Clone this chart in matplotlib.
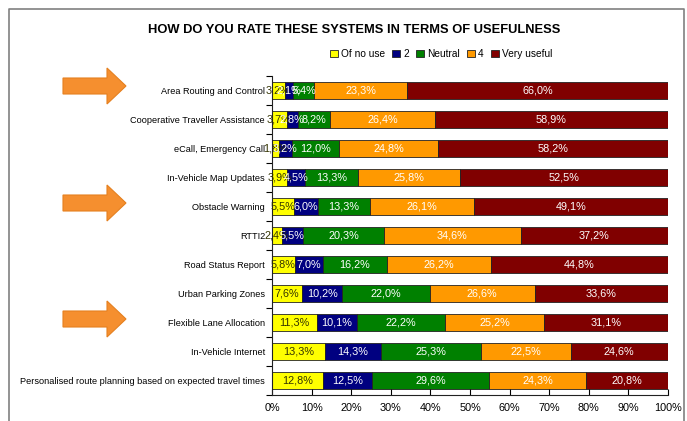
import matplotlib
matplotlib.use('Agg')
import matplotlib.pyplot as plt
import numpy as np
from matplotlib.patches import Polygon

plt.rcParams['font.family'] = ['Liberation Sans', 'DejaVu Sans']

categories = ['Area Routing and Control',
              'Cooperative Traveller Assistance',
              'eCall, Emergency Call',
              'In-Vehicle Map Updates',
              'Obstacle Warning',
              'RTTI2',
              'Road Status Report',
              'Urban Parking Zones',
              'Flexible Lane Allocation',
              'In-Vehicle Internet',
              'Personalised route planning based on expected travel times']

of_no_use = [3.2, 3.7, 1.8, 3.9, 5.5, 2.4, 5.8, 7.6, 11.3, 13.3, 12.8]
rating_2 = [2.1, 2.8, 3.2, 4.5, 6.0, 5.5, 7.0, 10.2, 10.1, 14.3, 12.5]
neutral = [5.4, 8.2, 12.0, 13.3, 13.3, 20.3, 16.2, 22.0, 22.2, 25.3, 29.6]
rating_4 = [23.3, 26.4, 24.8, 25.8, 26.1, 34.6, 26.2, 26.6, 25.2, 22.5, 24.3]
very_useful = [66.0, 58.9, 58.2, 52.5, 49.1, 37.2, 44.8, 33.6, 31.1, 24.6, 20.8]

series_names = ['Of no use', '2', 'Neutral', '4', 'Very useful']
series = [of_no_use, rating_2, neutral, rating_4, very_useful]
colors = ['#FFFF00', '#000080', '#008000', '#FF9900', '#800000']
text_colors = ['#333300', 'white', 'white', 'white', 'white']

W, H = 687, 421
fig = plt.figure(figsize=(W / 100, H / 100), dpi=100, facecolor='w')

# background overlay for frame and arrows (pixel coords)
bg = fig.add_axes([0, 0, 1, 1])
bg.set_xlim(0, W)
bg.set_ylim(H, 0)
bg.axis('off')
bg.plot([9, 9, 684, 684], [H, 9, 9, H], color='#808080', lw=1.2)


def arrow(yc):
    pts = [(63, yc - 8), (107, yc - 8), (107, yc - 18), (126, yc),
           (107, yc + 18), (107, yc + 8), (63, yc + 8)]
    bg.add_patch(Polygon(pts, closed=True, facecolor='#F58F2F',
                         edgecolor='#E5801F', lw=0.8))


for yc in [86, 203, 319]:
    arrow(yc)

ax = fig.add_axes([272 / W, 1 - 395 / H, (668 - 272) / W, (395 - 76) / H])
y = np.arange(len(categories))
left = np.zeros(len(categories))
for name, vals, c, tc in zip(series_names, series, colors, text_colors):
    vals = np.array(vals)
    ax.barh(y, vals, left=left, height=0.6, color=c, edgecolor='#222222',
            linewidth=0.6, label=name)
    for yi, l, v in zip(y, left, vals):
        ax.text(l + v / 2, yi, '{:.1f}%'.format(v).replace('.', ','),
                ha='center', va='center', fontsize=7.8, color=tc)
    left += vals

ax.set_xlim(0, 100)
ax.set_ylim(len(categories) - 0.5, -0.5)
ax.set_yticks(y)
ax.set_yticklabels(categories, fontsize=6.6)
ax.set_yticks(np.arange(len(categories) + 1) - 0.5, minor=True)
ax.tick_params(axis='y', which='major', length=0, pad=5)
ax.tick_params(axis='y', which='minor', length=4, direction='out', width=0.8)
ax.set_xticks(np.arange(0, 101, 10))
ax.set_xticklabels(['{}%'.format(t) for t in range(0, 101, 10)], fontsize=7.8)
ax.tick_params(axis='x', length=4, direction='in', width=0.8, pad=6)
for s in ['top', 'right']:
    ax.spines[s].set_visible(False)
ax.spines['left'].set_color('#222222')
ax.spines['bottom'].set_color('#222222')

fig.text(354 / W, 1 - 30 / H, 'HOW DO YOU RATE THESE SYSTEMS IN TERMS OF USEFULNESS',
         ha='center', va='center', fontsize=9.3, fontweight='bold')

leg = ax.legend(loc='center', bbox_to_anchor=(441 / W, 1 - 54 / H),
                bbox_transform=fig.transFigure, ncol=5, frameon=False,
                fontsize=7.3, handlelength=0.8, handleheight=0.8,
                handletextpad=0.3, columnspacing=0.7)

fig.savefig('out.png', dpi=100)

⁂

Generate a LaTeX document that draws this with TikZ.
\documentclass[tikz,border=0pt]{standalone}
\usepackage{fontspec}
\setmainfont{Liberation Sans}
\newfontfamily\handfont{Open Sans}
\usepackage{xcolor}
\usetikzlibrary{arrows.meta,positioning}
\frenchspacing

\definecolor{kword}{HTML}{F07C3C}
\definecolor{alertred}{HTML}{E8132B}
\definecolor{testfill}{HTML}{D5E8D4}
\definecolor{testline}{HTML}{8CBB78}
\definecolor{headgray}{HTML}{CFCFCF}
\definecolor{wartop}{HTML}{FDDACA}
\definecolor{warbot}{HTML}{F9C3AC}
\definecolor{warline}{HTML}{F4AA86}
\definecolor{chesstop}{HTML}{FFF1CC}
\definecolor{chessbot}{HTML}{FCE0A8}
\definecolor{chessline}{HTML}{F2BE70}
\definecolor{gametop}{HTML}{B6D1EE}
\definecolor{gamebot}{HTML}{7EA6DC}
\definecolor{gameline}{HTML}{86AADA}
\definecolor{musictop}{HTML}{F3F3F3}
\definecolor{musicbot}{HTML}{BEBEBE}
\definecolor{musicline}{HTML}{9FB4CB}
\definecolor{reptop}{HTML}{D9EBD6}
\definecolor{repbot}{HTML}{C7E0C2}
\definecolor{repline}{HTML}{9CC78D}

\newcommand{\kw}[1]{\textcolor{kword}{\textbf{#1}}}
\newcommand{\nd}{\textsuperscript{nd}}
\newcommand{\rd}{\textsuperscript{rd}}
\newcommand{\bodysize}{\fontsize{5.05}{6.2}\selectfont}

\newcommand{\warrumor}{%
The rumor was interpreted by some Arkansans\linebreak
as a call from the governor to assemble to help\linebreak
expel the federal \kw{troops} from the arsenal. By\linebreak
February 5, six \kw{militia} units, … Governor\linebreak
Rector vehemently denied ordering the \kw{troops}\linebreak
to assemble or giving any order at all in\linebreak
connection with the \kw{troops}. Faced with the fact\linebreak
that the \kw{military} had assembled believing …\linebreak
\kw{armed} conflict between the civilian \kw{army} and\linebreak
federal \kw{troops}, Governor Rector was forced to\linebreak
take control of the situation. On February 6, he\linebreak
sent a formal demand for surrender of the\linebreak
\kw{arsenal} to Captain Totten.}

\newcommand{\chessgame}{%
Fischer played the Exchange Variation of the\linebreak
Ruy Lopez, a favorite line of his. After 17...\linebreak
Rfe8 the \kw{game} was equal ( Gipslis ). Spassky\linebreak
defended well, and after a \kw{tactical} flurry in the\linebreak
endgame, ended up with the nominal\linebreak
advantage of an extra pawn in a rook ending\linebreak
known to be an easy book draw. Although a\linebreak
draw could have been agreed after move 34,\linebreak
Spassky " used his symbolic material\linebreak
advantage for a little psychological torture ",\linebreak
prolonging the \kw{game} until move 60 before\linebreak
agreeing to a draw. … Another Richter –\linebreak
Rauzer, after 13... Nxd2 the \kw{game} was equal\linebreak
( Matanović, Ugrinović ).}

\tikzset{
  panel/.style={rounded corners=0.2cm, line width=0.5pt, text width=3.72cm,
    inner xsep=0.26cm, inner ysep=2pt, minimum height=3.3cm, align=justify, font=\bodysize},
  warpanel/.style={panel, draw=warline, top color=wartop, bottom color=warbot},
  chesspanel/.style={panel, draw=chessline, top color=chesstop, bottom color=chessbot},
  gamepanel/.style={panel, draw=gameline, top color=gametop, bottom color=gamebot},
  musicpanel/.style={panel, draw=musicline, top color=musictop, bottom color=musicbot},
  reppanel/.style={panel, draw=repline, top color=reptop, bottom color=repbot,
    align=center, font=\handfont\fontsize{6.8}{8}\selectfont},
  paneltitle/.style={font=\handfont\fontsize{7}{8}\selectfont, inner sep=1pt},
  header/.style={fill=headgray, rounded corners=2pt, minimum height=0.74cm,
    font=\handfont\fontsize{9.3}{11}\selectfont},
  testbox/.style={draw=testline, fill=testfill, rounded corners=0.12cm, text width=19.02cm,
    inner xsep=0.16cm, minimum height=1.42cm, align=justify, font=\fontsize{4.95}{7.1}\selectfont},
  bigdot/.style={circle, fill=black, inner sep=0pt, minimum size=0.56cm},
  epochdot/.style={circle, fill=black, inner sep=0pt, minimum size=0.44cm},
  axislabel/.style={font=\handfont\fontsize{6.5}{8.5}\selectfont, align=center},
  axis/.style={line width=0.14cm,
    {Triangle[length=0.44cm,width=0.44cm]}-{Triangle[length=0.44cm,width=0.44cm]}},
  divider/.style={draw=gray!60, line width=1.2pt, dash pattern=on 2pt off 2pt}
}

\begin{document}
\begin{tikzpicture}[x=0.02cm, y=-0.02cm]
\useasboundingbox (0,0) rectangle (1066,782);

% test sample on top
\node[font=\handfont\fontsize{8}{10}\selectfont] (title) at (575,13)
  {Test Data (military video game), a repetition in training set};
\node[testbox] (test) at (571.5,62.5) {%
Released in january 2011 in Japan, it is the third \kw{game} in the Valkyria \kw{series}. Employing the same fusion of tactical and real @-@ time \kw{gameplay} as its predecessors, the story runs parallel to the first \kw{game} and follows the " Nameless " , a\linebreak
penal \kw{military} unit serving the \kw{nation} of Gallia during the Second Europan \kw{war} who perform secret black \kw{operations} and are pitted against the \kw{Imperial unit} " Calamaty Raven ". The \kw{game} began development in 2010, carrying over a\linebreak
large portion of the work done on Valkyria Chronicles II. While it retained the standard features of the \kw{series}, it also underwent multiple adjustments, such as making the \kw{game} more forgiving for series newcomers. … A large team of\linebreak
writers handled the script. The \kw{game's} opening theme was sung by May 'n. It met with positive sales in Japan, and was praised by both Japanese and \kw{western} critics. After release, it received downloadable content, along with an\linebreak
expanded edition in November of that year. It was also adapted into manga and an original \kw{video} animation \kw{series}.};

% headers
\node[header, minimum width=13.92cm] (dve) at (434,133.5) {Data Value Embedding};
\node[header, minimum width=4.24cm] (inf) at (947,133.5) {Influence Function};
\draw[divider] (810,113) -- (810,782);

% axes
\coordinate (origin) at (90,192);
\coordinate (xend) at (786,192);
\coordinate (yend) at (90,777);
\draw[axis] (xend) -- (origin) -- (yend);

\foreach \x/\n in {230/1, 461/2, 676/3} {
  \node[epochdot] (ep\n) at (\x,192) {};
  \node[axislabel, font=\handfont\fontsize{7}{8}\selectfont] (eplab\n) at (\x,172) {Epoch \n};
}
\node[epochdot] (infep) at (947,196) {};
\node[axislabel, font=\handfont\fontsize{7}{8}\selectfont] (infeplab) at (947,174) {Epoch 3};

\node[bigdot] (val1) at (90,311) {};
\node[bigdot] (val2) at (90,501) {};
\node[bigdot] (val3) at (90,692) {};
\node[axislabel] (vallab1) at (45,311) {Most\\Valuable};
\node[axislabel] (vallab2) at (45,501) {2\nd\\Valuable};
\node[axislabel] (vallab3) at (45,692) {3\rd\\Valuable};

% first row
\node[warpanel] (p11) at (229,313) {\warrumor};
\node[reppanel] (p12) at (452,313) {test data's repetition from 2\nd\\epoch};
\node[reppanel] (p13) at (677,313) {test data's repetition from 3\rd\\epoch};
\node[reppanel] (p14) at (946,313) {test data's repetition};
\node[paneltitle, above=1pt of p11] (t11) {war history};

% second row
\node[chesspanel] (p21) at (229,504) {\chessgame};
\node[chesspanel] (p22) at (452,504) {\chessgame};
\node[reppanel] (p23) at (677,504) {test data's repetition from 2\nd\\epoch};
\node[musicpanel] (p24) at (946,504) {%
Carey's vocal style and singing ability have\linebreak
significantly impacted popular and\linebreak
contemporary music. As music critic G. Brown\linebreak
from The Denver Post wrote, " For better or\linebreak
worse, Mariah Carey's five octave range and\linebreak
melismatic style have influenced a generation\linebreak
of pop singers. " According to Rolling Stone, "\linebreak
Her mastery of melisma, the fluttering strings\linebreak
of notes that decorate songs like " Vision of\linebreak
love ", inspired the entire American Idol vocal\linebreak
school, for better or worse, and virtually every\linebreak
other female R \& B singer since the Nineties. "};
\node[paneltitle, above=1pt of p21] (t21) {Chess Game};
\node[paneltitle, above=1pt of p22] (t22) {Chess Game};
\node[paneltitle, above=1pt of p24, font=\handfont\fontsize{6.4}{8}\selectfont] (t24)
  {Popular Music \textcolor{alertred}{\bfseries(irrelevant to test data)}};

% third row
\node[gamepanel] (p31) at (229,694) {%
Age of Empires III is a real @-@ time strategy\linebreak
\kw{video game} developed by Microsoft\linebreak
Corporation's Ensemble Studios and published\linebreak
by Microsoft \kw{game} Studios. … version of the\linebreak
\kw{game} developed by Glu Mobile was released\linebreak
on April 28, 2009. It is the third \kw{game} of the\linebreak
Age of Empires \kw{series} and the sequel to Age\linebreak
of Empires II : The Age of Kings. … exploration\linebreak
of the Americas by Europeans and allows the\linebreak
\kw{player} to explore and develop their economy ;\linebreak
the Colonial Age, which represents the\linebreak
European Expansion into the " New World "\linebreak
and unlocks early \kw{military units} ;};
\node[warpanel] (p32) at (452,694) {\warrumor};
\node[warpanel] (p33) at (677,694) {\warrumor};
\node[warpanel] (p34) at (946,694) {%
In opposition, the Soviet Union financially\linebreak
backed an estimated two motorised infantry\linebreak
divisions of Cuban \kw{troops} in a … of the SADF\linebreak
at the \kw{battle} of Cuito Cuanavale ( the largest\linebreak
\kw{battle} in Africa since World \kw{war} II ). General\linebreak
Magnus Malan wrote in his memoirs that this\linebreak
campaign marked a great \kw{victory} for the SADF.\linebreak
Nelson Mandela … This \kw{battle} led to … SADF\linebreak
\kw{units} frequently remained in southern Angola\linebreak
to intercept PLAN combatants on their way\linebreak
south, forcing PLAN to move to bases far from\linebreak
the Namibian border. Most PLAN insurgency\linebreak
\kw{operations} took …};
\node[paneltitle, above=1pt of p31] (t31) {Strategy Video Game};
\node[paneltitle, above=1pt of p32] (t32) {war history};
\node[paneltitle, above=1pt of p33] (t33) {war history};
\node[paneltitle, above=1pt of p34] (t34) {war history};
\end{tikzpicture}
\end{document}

⁂

Everything above from the line with "Clone this chart in matplotlib." through the line with "plt.rcParams['font.family'] = ['Liberation" should be retyped exactly, and nothing else; omit pictures.

Clone this chart in matplotlib.
import matplotlib
matplotlib.use('Agg')
import matplotlib.pyplot as plt
import numpy as np
from matplotlib.patches import Polygon

plt.rcParams['font.family'] = ['Liberation Sans', 'DejaVu Sans']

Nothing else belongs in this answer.